August 29, 2014

Two liner

Yesterday, the Spousal Unit and I hiked a bit around the Robert Frost Interpretive Trail in Vermont. Along the way, I found a two line poem I had previously missed called "The Secret Sits." Here goes:

We dance round in a ring and suppose,
But the Secret sits in the middle and knows
I think he might have been right about that one.

ONE LINK FOR THE ROAD: It looks like the Affordable Care Act is reducing the deficit.

August 28, 2014

Trouble in the heartland

One of my favorite Bruce Springsteen songs, which I nominated here as an alternative state song for West Virginia, opens with the lines "Lights out tonight/trouble in the heartland." Here's another look at the trouble in the coalfield part of the heartland by way of WV Public Broadcasting and the Washington Post. Sad to say, I think they got it right.


RANDOM LINK OF THE DAY. Here's a look at Freemasonry today by way of NPR.

August 27, 2014

Beyond vile

Over 30 years ago, the sociologist Herbert Gans cataloged the various ways predatory capitalism feeds on the poor. You can find his influential essay "The Uses of Poverty: The Poor Pay All" here. The latest twist on this kind of parasitism can be found in privatized programs that pretend to be community-based corrections systems and alternatives to incarceration but in fact might as well just attach suction pumps to suck the life out of those who fall into their clutches. Here's a good take on the subject from the NY Times.

MORE ON COAL'S DECLINE--and West Virginia's resource curse here, by way of the Washington Post..

August 26, 2014

A little progress

In keeping with the occasional theme of positive things about West Virginia, today's Charleston Gazette included an article about a report on prisons given by Corrections Commissioner Jim Rubenstein to an interim legislative committee. According to Rubenstein, the results of prison overcrowding legislation passed in 2013 are already promising, with a drop from 1,700 to 900 inmates who should be in state correctional institutions backlogged in regional jails.

The overall population has dropped by 3.5 percent between July 1 2013 and June 30 2014, even though the effects of the reforms would take a few years to start working. The Division of Corrections is also implementing other policies aimed at reducing recidivism.

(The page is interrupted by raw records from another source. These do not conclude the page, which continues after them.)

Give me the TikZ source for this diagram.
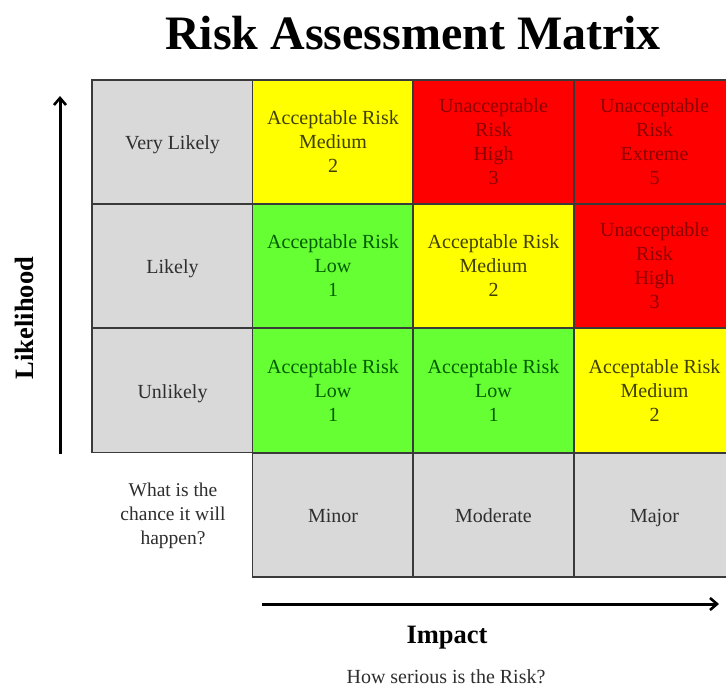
\documentclass[tikz,border=0pt]{standalone}
\usepackage{fontspec}
\setmainfont{Liberation Serif}
\usetikzlibrary{arrows.meta}
\definecolor{cgray}{HTML}{D9D9D9}
\definecolor{cyel}{HTML}{FFFF00}
\definecolor{cred}{HTML}{FF0000}
\definecolor{cgreen}{HTML}{66FF33}
\definecolor{tgray}{HTML}{2E2E2E}
\definecolor{tyel}{HTML}{404000}
\definecolor{tgreen}{HTML}{005C00}
\definecolor{tred}{HTML}{8C0000}
\definecolor{bord}{HTML}{3A3A3A}
\newcommand{\mycellstrut}{\rule[-4.4pt]{0pt}{24.4pt}}
\tikzset{
  cell/.style={draw=bord, line width=1.2pt, minimum width=161pt, minimum height=124pt,
    inner sep=0pt, align=center, font=\fontsize{20pt}{24pt}\selectfont},
  graycell/.style={cell, fill=cgray, text=tgray},
  yelcell/.style={cell, fill=cyel, text=tyel},
  greencell/.style={cell, fill=cgreen, text=tgreen},
  redcell/.style={cell, fill=cred, text=tred},
  axisarrow/.style={line width=3pt, -{Straight Barb[length=7pt,width=12pt,line width=2.6pt]}},
}
\begin{document}
\begin{tikzpicture}[x=1pt,y=-1pt]
\useasboundingbox[fill=white] (0,0) rectangle (726,688);
\begin{scope}
\clip (0,0) rectangle (726,688);
% row 1
\node[graycell] (vl) at (172.5,142) {\mycellstrut Very Likely};
\node[yelcell] (c12) at (333,142) {Acceptable Risk\\Medium\\2};
\node[redcell] (c13) at (493.5,142) {Unacceptable\\Risk\\High\\3};
\node[redcell] (c14) at (654.5,142) {Unacceptable\\Risk\\Extreme\\5};
% row 2
\node[graycell] (li) at (172.5,266) {\mycellstrut Likely};
\node[greencell] (c22) at (333,266) {Acceptable Risk\\Low\\1};
\node[yelcell] (c23) at (493.5,266) {Acceptable Risk\\Medium\\2};
\node[redcell] (c24) at (654.5,266) {Unacceptable\\Risk\\High\\3};
% row 3
\node[graycell] (ul) at (172.5,390.5) {\mycellstrut Unlikely};
\node[greencell] (c32) at (333,390.5) {Acceptable Risk\\Low\\1};
\node[greencell] (c33) at (493.5,390.5) {Acceptable Risk\\Low\\1};
\node[yelcell] (c34) at (654.5,390.5) {Acceptable Risk\\Medium\\2};
% impact row
\node[graycell] (mi) at (333,515) {\mycellstrut Minor};
\node[graycell] (mo) at (493.5,515) {\mycellstrut Moderate};
\node[graycell] (ma) at (654.5,515) {\mycellstrut Major};
\end{scope}
\node[align=center, font=\fontsize{19.5pt}{24pt}\selectfont, text=tgray] (q) at (173,516) {What is the\\chance it will\\happen?};
\node[font=\fontsize{48pt}{52pt}\selectfont\bfseries] (title) at (413,33) {Risk Assessment Matrix};
\node[rotate=90, font=\fontsize{26.5pt}{30pt}\selectfont\bfseries] (lik) at (24,318) {Likelihood};
\node[font=\fontsize{26.5pt}{30pt}\selectfont\bfseries] (imp) at (447,638) {Impact};
\node[font=\fontsize{20pt}{22pt}\selectfont, text=tgray] (how) at (446,677) {How serious is the Risk?};
\coordinate (vs) at (60,454);
\coordinate (ve) at (60,96);
\coordinate (hs) at (262,604);
\coordinate (he) at (719,604);
\draw[axisarrow] (vs) -- (ve);
\draw[axisarrow] (hs) -- (he);
\end{tikzpicture}
\end{document}
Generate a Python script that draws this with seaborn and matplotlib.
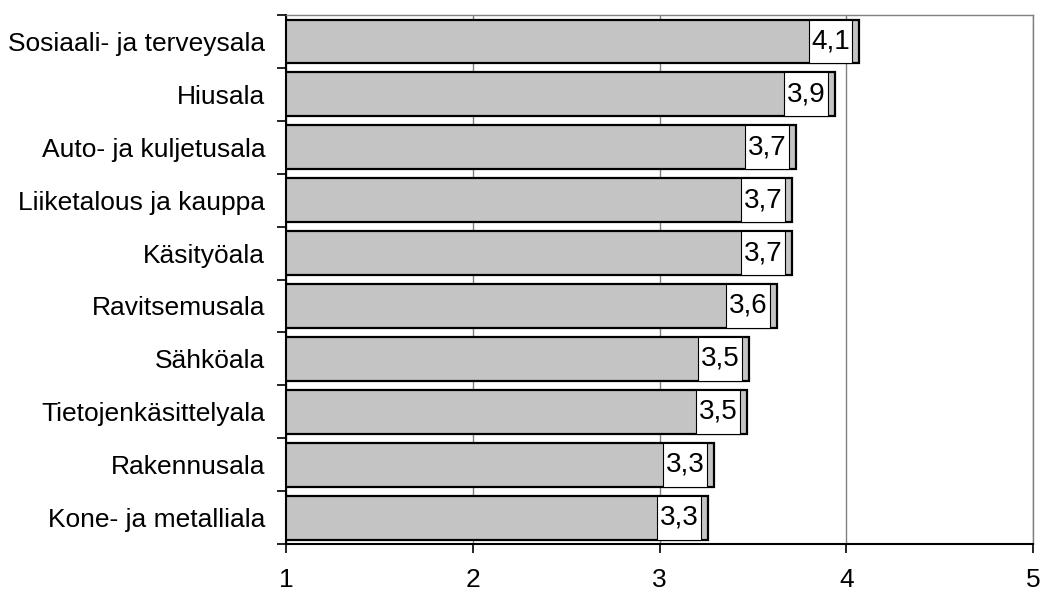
import matplotlib
matplotlib.use("Agg")
import matplotlib.pyplot as plt
import seaborn as sns
import numpy as np
import pandas as pd
from matplotlib.patches import Rectangle

categories = ["Sosiaali- ja terveysala", "Hiusala", "Auto- ja kuljetusala",
              "Liiketalous ja kauppa", "Käsityöala", "Ravitsemusala", "Sähköala",
              "Tietojenkäsittelyala", "Rakennusala", "Kone- ja metalliala"]
values = [4.07, 3.94, 3.73, 3.71, 3.71, 3.63, 3.48, 3.47, 3.29, 3.26]
xticks = [1, 2, 3, 4, 5]

sns.set_theme(style="white")
plt.rcParams['font.family'] = ['Liberation Sans', 'DejaVu Sans']

df = pd.DataFrame({"ala": categories, "arvo": values})

fig = plt.figure(figsize=(10.4, 5.91), dpi=100)
ax = fig.add_axes([0.275, 0.0795, 0.7183, 0.895])

sns.barplot(data=df, x="arvo", y="ala", orient="h", color="#C4C4C4",
            saturation=1, edgecolor="black", linewidth=1.6, width=0.83, ax=ax)

ax.set_xlim(1, 5)
ax.set_ylim(len(categories) - 0.5, -0.5)
ax.set_xticks(xticks)
ax.set_xticklabels([str(t) for t in xticks])
ax.set_xlabel("")
ax.set_ylabel("")
ax.grid(axis="x", color="#808080", linewidth=1)
ax.grid(axis="y", visible=False)
ax.set_axisbelow(True)

# label boxes inside bar ends
for bar, v in zip(ax.patches, values):
    y0 = bar.get_y()
    h = bar.get_height()
    x1 = bar.get_x() + bar.get_width()
    bw = 0.235
    gap = 0.037
    rect = Rectangle((x1 - gap - bw, y0), bw, h, facecolor="white",
                     edgecolor="black", linewidth=0.8, zorder=5)
    ax.add_patch(rect)
    ax.text(x1 - gap - bw / 2, y0 + h / 2, f"{v:.1f}".replace(".", ","),
            ha="center", va="center", fontsize=20, color="black", zorder=6)

for s in ["top", "right"]:
    ax.spines[s].set_color("#808080")
    ax.spines[s].set_linewidth(1)
for s in ["left", "bottom"]:
    ax.spines[s].set_color("black")
    ax.spines[s].set_linewidth(1.5)

ax.set_yticks(np.arange(-0.5, len(categories), 1), minor=True)
ax.tick_params(axis="y", which="major", length=0, pad=15, labelsize=19,
               labelcolor="black")
ax.tick_params(axis="y", which="minor", length=6.5, width=1.2, color="black",
               direction="out", left=True)
ax.tick_params(axis="x", which="major", length=6.5, width=1.2, color="black",
               direction="out", bottom=True, pad=11, labelsize=19,
               labelcolor="black")

fig.savefig("out.png", dpi=100)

Next stop: the juvenile justice system.

NOW, go take a walk.

August 25, 2014

More good

I've been blogging lately about positive things going on in West Virginia. The latest example is close to home: Cabell County Schools, a true innovator in all things food-related, is not only feeding kids more local food, but some of its own kids are getting paid for growing it.

If you watched Jamie Oliver's Food Revolution show a few years back about his time in the Huntington area, Cabell's county seat, you probably will remember a lot of manufactured drama. In fact, the county has been way out front for years in this field, no pun intended.

It's been estimated that West Virginians spend over $7 billion on food per year annually, yet produce less than $1 billion of that. No wonder the head of the state Department of Agriculture likes to talk about a $6 billion opportunity.